Figure 7. The SCFA butyrate links gut microbes with Ern2 expression.

(A) Box plots show whole genome sequence reads for enzymes in butyrate metabolism measured in stool from WT (n = 14) and Ern2^–/– (n = 9) mice. Symbols represent an individual mouse, and bars represent the range. Mean values were compared using multiple t tests. (B) Bar graphs show mole fraction of SCFAs measured in stool from WT (n = 19) and Ern2^–/– (n = 19) mice. Values are shown as the mole fraction of each relative to the total SCFAs measured in each sample. Symbols represent an individual mouse. Data are represented as mean ± SEM. (C) Left panel: bar graph shows the number of AB⁺ cells in the upper half of crypts in the distal colon of GF-WT and GF-Ern2^–/– mice that received regular drinking water or drinking water supplemented with sodium butyrate. Symbols represent the average value for an individual mouse. Data are represented as mean ± SEM. Mean values were compared by 2-way ANOVA. Right panel: bar graph shows relative expression of Ern2 mRNA measured by qPCR in colon crypt epithelial cells from GF-WT mice (control, n = 1; butyrate n = 3). *P < 0.05; **P < 0.01.
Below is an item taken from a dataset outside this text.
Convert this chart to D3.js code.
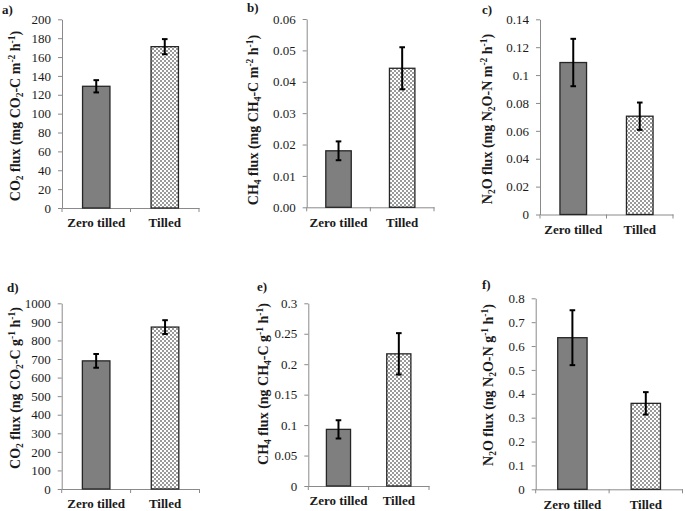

Figure 8. ERN2 expression is associated with UC and goblet cell development in primary human colonoids.

(A and B) Left panels: scatter plots show relative mRNA expression for ERN2 in rectal biopsies from individuals with and without UC. Right panels: scatter plots show correlation between mRNA expression levels of ERN2 and goblet cell transcription factors ATOH1 or SPDEF in individuals with UC. (C) Representative images of undifferentiated and differentiated human colonoids. Fixed colonoids were stained with DAPI (blue) and phalloidin (magenta). Differentiated and undifferentiated colonoids were quantitated in cultures treated with DAPT and the IRE1 inhibitor 4μ8C. Symbols represent individual biological replicates from 3 independent experiments. Data are represented as mean ± SEM. Mean values were compared by 2-way ANOVA. Original magnification, ×10. (D) Bar graphs show relative mRNA expression for ATOH1, SPDEF, ERN2, and spliced XBP1 in primary human colonoids treated with DAPT and 4μ8C. Symbols represent individual biological replicates from 3 independent experiments. Data are represented as mean ± SEM. Mean values were compared by 2-way ANOVA. *P < 0.05; **P < 0.01; ***P < 0.001; ****P < 0.0001.

Figure 9. Model for function of ERN2 in microbe-epithelial-mucus feedback loop regulating mucosal homeostasis.